DATA FOR PROCESSING
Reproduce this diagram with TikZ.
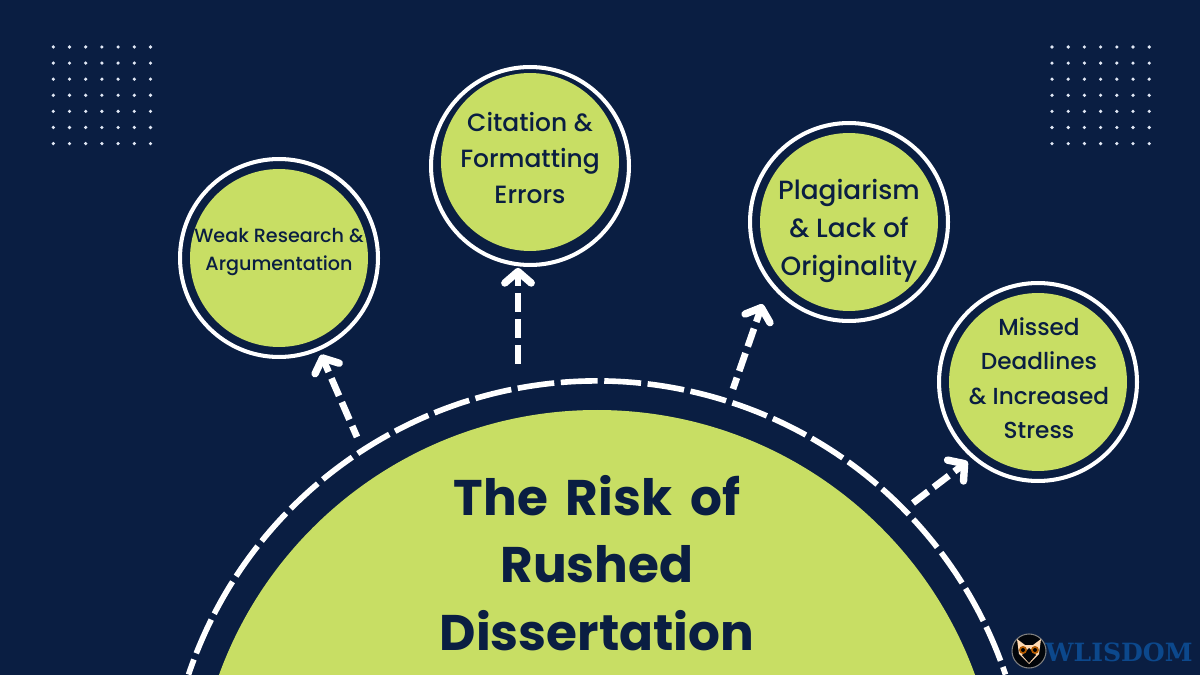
\documentclass[tikz,border=0pt]{standalone}
\usepackage{fontspec}
\setmainfont{Poppins}
\newfontfamily\bubblefont{Poppins Medium}
\newfontfamily\logofont{DejaVu Serif}
\usetikzlibrary{arrows.meta}
\definecolor{navy}{RGB}{10,30,66}
\definecolor{lime}{RGB}{200,222,100}
\definecolor{logoblue}{RGB}{12,72,140}
\definecolor{dotwhite}{RGB}{225,232,245}
\tikzset{
  bubblering/.style={circle, draw=white, fill=navy, line width=2.3pt, minimum size=3.96cm, inner sep=0pt},
  bubble/.style={circle, fill=lime, minimum size=3.56cm, inner sep=0pt},
  bubbletext/.style={text=navy, align=center},
  riskarrow/.style={draw=white, line width=3.8pt, dash pattern=on 10.8pt off 4pt,
    -{Straight Barb[length=6.5pt, width=15pt, line width=4.2pt, round]}},
  griddot/.style={fill=dotwhite}
}
\begin{document}
\begin{tikzpicture}[x=0.02cm, y=-0.02cm]
  % Background
  \fill[navy] (0,0) rectangle (1200,675);
  \clip (0,0) rectangle (1200,675);
  % Dot grids
  \foreach \i in {0,...,6}{
    \foreach \j in {0,...,6}{
      \fill[griddot] (53.3+16.2*\i, 47+16.1*\j) circle[radius=1.8];
      \fill[griddot] (1052+16.2*\i, 47+16.1*\j) circle[radius=1.8];
    }
  }
  % Main half circle
  \fill[lime] (597,812) circle[radius=402];
  \draw[white, line width=3.2pt, dash pattern=on 21pt off 3.75pt, dash phase=11.9pt] (597,812) ++(198.6:431) arc[start angle=198.6, end angle=341.4, radius=431];
  \node[text=navy, font=\fontsize{28.5}{38.5}\selectfont\bfseries, align=center] (title) at (597,563)
    {The\hspace{.15em} Risk\hspace{.15em} of\\Rushed\\Dissertation};
  % Bubbles: name, ring centre, green centre
  \foreach \name/\x/\y/\gy in {research/279/258/258, citation/530/166/162, plagiarism/849/222/222, deadlines/1038/382/382}{
    \node[bubblering] (\name) at (\x,\y) {};
    \node[bubble] (\name fill) at (\x,\gy) {};
  }
  \node[bubbletext, font=\bubblefont\fontsize{10.9}{15.9}\selectfont] (researchtext) at (279,252) {Weak Research \&\\Argumentation};
  \node[bubbletext, font=\bubblefont\fontsize{14.2}{20.4}\selectfont] (citationtext) at (530,158) {Citation \&\\Formatting\\Errors};
  \node[bubbletext, font=\bubblefont\fontsize{15}{21.5}\selectfont] (plagiarismtext) at (849,231) {Plagiarism\\\& Lack of\\Originality};
  \node[bubbletext, font=\bubblefont\fontsize{13.2}{19.6}\selectfont] (deadlinestext) at (1039,378) {Missed\\Deadlines\\\& Increased\\Stress};
  % Arrow starts
  \coordinate (researchstart) at (357,437);
  \coordinate (citationstart) at (518,364);
  \coordinate (plagiarismstart) at (733,389);
  \coordinate (deadlinesstart) at (913,503);
  % Arrows
  \draw[riskarrow, dash phase=4pt, shorten >=2.5pt] (researchstart) -- (research);
  \draw[riskarrow, shorten >=0.5pt] (citationstart) -- (citationstart |- citation.south);
  \draw[riskarrow, dash phase=4pt, shorten >=12pt] (plagiarismstart) -- (plagiarism.218);
  \draw[riskarrow, shorten >=3pt] (deadlinesstart) -- (deadlines.229);
  % Logo
  \fill[black!85!navy, draw=gray, line width=0.6pt] (1029,651) circle[radius=17];
  \fill[orange!30!white] (1017,639) -- (1025,645) -- (1033,645) -- (1041,639) -- (1039,654) -- (1029,664) -- (1019,654) -- cycle;
  \fill[black!85!navy] (1029,648) -- (1036,655) -- (1029,663) -- (1022,655) -- cycle;
  \fill[orange!70!black] (1023,650) circle[radius=4] (1035,650) circle[radius=4];
  \fill[black] (1023,650) circle[radius=2] (1035,650) circle[radius=2];
  \node[text=logoblue, font=\logofont\bfseries\fontsize{14.3}{14.3}\selectfont, inner sep=0pt] (logo) at (1119,652.5) {WLISDOM};
\end{tikzpicture}
\end{document}
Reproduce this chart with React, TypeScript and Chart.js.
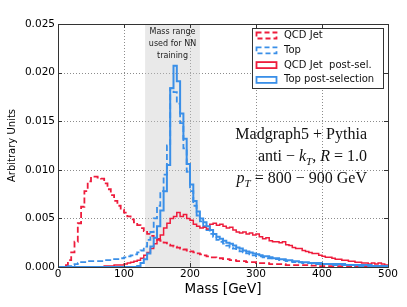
import { useEffect, useRef } from "react";
import { Chart, registerables } from "chart.js";

Chart.register(...registerables);

// 5 GeV bins from 0 to 500 GeV
const binEdges = Array.from({ length: 101 }, (_, i) => i * 5);

const qcdJet = [
  0, 0, 0.0002, 0.0007, 0.0015, 0.0026, 0.0045, 0.0062, 0.0078, 0.0088,
  0.0093, 0.0093, 0.0092, 0.0091, 0.0086, 0.008, 0.0074, 0.0068, 0.0063, 0.0059,
  0.0056, 0.0052, 0.0049, 0.0046, 0.0043, 0.004, 0.0037, 0.0034, 0.0032, 0.003,
  0.0028, 0.0027, 0.0025, 0.0023, 0.0022, 0.0021, 0.002, 0.0019, 0.0018, 0.0017,
  0.0016, 0.0015, 0.0014, 0.0013, 0.0012, 0.0011, 0.001, 0.001, 0.0009, 0.0009,
  0.0008, 0.0008, 0.0007, 0.0007, 0.0006, 0.0006, 0.0006, 0.0005, 0.0005, 0.0005,
  0.0004, 0.0004, 0.0004, 0.0004, 0.0003, 0.0003, 0.0003, 0.0003, 0.0003, 0.0002,
  0.0002, 0.0002, 0.0002, 0.0002, 0.0002, 0.0002, 0.00015, 0.00015, 0.00015, 0.0001,
  0.0001, 0.0001, 0.0001, 0.0001, 0.0001, 0.0001, 0.0001, 0.0001, 0.00008, 0.00008,
  0.00007, 0.00006, 0.00006, 0.00005, 0.00005, 0.00004, 0.00004, 0.00004, 0.00003, 0.00003,
];

const topJet = [
  0, 0, 0, 0.0001, 0.0002, 0.0003, 0.0004, 0.0005, 0.0005, 0.0006,
  0.0006, 0.0006, 0.0006, 0.0006, 0.0007, 0.0007, 0.0007, 0.0008, 0.0008, 0.0009,
  0.001, 0.0011, 0.0012, 0.0013, 0.0015, 0.0017, 0.0021, 0.0028, 0.0036, 0.005,
  0.0063, 0.0078, 0.0095, 0.0125, 0.0184, 0.018, 0.0168, 0.0148, 0.0122, 0.0098,
  0.0078, 0.0063, 0.0053, 0.0047, 0.0042, 0.0038, 0.0034, 0.0031, 0.0028, 0.0026,
  0.0024, 0.0022, 0.002, 0.0019, 0.0017, 0.0016, 0.0015, 0.0014, 0.0013, 0.0012,
  0.0011, 0.0011, 0.001, 0.0009, 0.0009, 0.0008, 0.0008, 0.0007, 0.0007, 0.0006,
  0.0006, 0.0005, 0.0005, 0.0005, 0.0004, 0.0004, 0.0004, 0.0003, 0.0003, 0.0003,
  0.0003, 0.0003, 0.0003, 0.0002, 0.0002, 0.0002, 0.0002, 0.0002, 0.0002, 0.0002,
  0.0001, 0.0001, 0.0001, 0.0001, 0.0001, 0.0001, 0.0001, 0.0001, 0.0001, 0.0001,
];

const qcdPostSel = [
  0, 0, 0, 0, 0, 0, 0, 0, 0, 0,
  0, 0, 0, 0, 0.0001, 0.0001, 0.0001, 0.0002, 0.0002, 0.0002,
  0.0003, 0.0004, 0.0005, 0.0006, 0.0007, 0.0009, 0.0012, 0.0015, 0.0019, 0.0024,
  0.0029, 0.0033, 0.004, 0.0045, 0.005, 0.0052, 0.0056, 0.0052, 0.0054, 0.005,
  0.0048, 0.0044, 0.0042, 0.004, 0.0041, 0.0039, 0.0044, 0.0045, 0.0043, 0.0044,
  0.0042, 0.004, 0.0041, 0.0038, 0.0036, 0.0035, 0.0036, 0.0034, 0.0035, 0.0033,
  0.0034, 0.0031, 0.0029, 0.003, 0.0027, 0.0026, 0.0026, 0.0025, 0.0026, 0.0023,
  0.0022, 0.002, 0.0019, 0.0019, 0.0017, 0.0016, 0.0015, 0.0014, 0.0014, 0.0012,
  0.0011, 0.001, 0.001, 0.0009, 0.0008, 0.0008, 0.0007, 0.0007, 0.0006, 0.0006,
  0.0005, 0.0005, 0.0004, 0.0004, 0.0003, 0.0004, 0.0003, 0.0004, 0.0003, 0.0002,
];

const topPostSel = [
  0, 0, 0, 0, 0, 0, 0, 0, 0, 0,
  0, 0, 0, 0, 0, 0, 0, 0, 0, 0,
  0, 0, 0, 0, 0.0001, 0.0004, 0.0008, 0.0014, 0.0021, 0.003,
  0.0042, 0.0058, 0.0078, 0.0105, 0.0184, 0.0207, 0.0191, 0.0158, 0.0132, 0.0106,
  0.0085, 0.0068, 0.0057, 0.005, 0.0046, 0.0042, 0.0038, 0.0034, 0.0031, 0.0029,
  0.0027, 0.0025, 0.0024, 0.0022, 0.002, 0.0019, 0.0017, 0.0016, 0.0015, 0.0014,
  0.0013, 0.0012, 0.0011, 0.0011, 0.001, 0.0009, 0.0009, 0.0008, 0.0008, 0.0007,
  0.0007, 0.0006, 0.0006, 0.0005, 0.0005, 0.0005, 0.0004, 0.0004, 0.0004, 0.0004,
  0.0003, 0.0003, 0.0003, 0.0003, 0.0003, 0.0003, 0.0003, 0.0002, 0.0002, 0.0002,
  0.0002, 0.0002, 0.0002, 0.0002, 0.0002, 0.0001, 0.0001, 0.0001, 0.0001, 0.0001,
];

const xTicks = [0, 100, 200, 300, 400, 500];
const yTicks = [0, 0.005, 0.01, 0.015, 0.02, 0.025];
const bandRange = [132, 215];
const bandLabel = ["Mass range", "used for NN", "training"];
const legendLabels = ["QCD Jet", "Top", "QCD Jet  post-sel.", "Top post-selection"];
const xTitle = "Mass [GeV]";
const yTitle = "Arbitrary Units";

const RED = "#ee1c3c";
const BLUE = "#3a8fe8";
const SANS = "'DejaVu Sans', sans-serif";
const SERIF = "'Liberation Serif', 'DejaVu Serif', serif";

type Piece = { t: string; it?: boolean; sub?: boolean };

function drawRich(ctx: CanvasRenderingContext2D, pieces: Piece[], right: number, base: number, size: number) {
  const fontOf = (p: Piece) => `${p.it ? "italic " : ""}${p.sub ? Math.round(size * 0.7) : size}px ${SERIF}`;
  let w = 0;
  for (const p of pieces) {
    ctx.font = fontOf(p);
    w += ctx.measureText(p.t).width;
  }
  let x = right - w;
  ctx.textAlign = "left";
  ctx.textBaseline = "alphabetic";
  for (const p of pieces) {
    ctx.font = fontOf(p);
    ctx.fillText(p.t, x, base + (p.sub ? size * 0.22 : 0));
    x += ctx.measureText(p.t).width;
  }
}

const decor = {
  id: "decor",
  beforeDatasetsDraw(chart: any) {
    const { ctx, chartArea: a, scales } = chart;
    const x = scales.x, y = scales.y;
    ctx.save();
    ctx.strokeStyle = "#8c8c8c";
    ctx.lineWidth = 1;
    ctx.setLineDash([1, 2]);
    for (const v of yTicks.slice(1, -1)) {
      const py = Math.round(y.getPixelForValue(v)) + 0.5;
      ctx.beginPath();
      ctx.moveTo(a.left, py);
      ctx.lineTo(a.right, py);
      ctx.stroke();
    }
    for (const v of xTicks.slice(1, -1)) {
      const px = Math.round(x.getPixelForValue(v)) + 0.5;
      ctx.beginPath();
      ctx.moveTo(px, a.top);
      ctx.lineTo(px, a.bottom);
      ctx.stroke();
    }
    ctx.setLineDash([]);
    const b0 = x.getPixelForValue(bandRange[0]);
    const b1 = x.getPixelForValue(bandRange[1]);
    ctx.fillStyle = "rgba(200,200,200,0.4)";
    ctx.fillRect(b0, a.top, b1 - b0, a.bottom - a.top);
    ctx.restore();
  },
  afterDatasetsDraw(chart: any) {
    const { ctx, chartArea: a, scales } = chart;
    const x = scales.x, y = scales.y;
    ctx.save();
    // frame
    ctx.strokeStyle = "#333";
    ctx.lineWidth = 1;
    ctx.strokeRect(Math.round(a.left) + 0.5, Math.round(a.top) + 0.5, Math.round(a.right - a.left), Math.round(a.bottom - a.top));
    // inward ticks
    const tl = 4;
    ctx.beginPath();
    for (const v of xTicks) {
      const px = Math.round(x.getPixelForValue(v)) + 0.5;
      ctx.moveTo(px, a.bottom);
      ctx.lineTo(px, a.bottom - tl);
      ctx.moveTo(px, a.top);
      ctx.lineTo(px, a.top + tl);
    }
    for (const v of yTicks) {
      const py = Math.round(y.getPixelForValue(v)) + 0.5;
      ctx.moveTo(a.left, py);
      ctx.lineTo(a.left + tl, py);
      ctx.moveTo(a.right, py);
      ctx.lineTo(a.right - tl, py);
    }
    ctx.stroke();

    // band label
    const bc = (x.getPixelForValue(bandRange[0]) + x.getPixelForValue(bandRange[1])) / 2;
    ctx.fillStyle = "#222";
    ctx.font = `8px ${SANS}`;
    ctx.textAlign = "center";
    ctx.textBaseline = "middle";
    bandLabel.forEach((s, i) => ctx.fillText(s, bc, a.top + 7.5 + i * 12));

    // legend
    const lx = a.right - 136, ly = a.top + 4, lw = 131, lh = 60;
    ctx.fillStyle = "#fff";
    ctx.fillRect(lx, ly, lw, lh);
    ctx.strokeStyle = "#333";
    ctx.lineWidth = 1;
    ctx.strokeRect(lx + 0.5, ly + 0.5, lw, lh);
    const styles = [
      { c: RED, d: [5, 3] },
      { c: BLUE, d: [5, 3] },
      { c: RED, d: [] as number[] },
      { c: BLUE, d: [] as number[] },
    ];
    legendLabels.forEach((s, i) => {
      const cy = ly + 7.5 + i * 14.8;
      ctx.strokeStyle = styles[i].c;
      ctx.lineWidth = 1.8;
      ctx.setLineDash(styles[i].d);
      ctx.strokeRect(lx + 4.5, cy - 3, 20, 6);
      ctx.setLineDash([]);
      ctx.fillStyle = "#111";
      ctx.font = `10px ${SANS}`;
      ctx.textAlign = "left";
      ctx.textBaseline = "middle";
      ctx.fillText(s, lx + 32, cy);
    });

    // annotation
    ctx.fillStyle = "#111";
    const rx = a.right - 21;
    drawRich(ctx, [{ t: "Madgraph5 + Pythia" }], rx, 139, 16);
    drawRich(ctx, [{ t: "anti − " }, { t: "k", it: true }, { t: "T", it: true, sub: true }, { t: ", " }, { t: "R", it: true }, { t: " = 1.0" }], rx, 161, 16);
    drawRich(ctx, [{ t: "p", it: true }, { t: "T", it: true, sub: true }, { t: " = 800 − 900 GeV" }], rx, 183, 16);

    // axis titles
    ctx.fillStyle = "#000";
    ctx.font = `13.5px ${SANS}`;
    ctx.textAlign = "center";
    ctx.textBaseline = "middle";
    ctx.fillText(xTitle, (a.left + a.right) / 2, 289);
    ctx.save();
    ctx.translate(12, (a.top + a.bottom) / 2);
    ctx.rotate(-Math.PI / 2);
    ctx.font = `10px ${SANS}`;
    ctx.fillText(yTitle, 0, 0);
    ctx.restore();
    ctx.restore();
  },
};

function toPoints(vals: number[]) {
  const pts = vals.map((v, i) => ({ x: binEdges[i], y: v }));
  pts.push({ x: binEdges[vals.length], y: vals[vals.length - 1] });
  return pts;
}

export default function App() {
  const ref = useRef<HTMLCanvasElement>(null);
  useEffect(() => {
    document.body.style.margin = "0";
    const canvas = ref.current!;
    const chart = new Chart(canvas, {
      type: "line",
      data: {
        datasets: [
          { label: legendLabels[3], data: toPoints(topPostSel), borderColor: BLUE, borderWidth: 2, stepped: true },
          { label: legendLabels[2], data: toPoints(qcdPostSel), borderColor: RED, borderWidth: 1.5, stepped: true },
          { label: legendLabels[1], data: toPoints(topJet), borderColor: BLUE, borderWidth: 1.8, borderDash: [6, 3], stepped: true },
          { label: legendLabels[0], data: toPoints(qcdJet), borderColor: RED, borderWidth: 1.8, borderDash: [6, 3], stepped: true },
        ] as any,
      },
      options: {
        animation: false,
        responsive: false,
        devicePixelRatio: 1,
        parsing: false,
        elements: { point: { radius: 0 }, line: { fill: false, tension: 0 } },
        layout: { padding: { top: 24, right: 19, left: 0, bottom: 0 } },
        plugins: { legend: { display: false }, tooltip: { enabled: false } },
        scales: {
          x: {
            type: "linear",
            min: 0,
            max: 500,
            afterFit: (s: any) => { s.height = 40; },
            afterBuildTicks: (s: any) => { s.ticks = xTicks.map((v) => ({ value: v })); },
            ticks: { color: "#000", font: { family: SANS, size: 10.5 }, padding: 1, maxRotation: 0 },
            grid: { display: false, drawTicks: false },
            border: { display: false },
          },
          y: {
            type: "linear",
            min: 0,
            max: 0.025,
            afterFit: (s: any) => { s.width = 58; },
            afterBuildTicks: (s: any) => { s.ticks = yTicks.map((v) => ({ value: v })); },
            ticks: { color: "#000", font: { family: SANS, size: 10.5 }, padding: 3, callback: (v: any) => Number(v).toFixed(3) },
            grid: { display: false, drawTicks: false },
            border: { display: false },
          },
        },
      } as any,
      plugins: [decor],
    });
    return () => chart.destroy();
  }, []);
  return <canvas ref={ref} width={407} height={307} style={{ display: "block" }} />;
}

WHAT NEEDS TO BE DONE
Determine how many lines of the listing above include the word "with", and report that number only.

THE COMPLETED TASK
2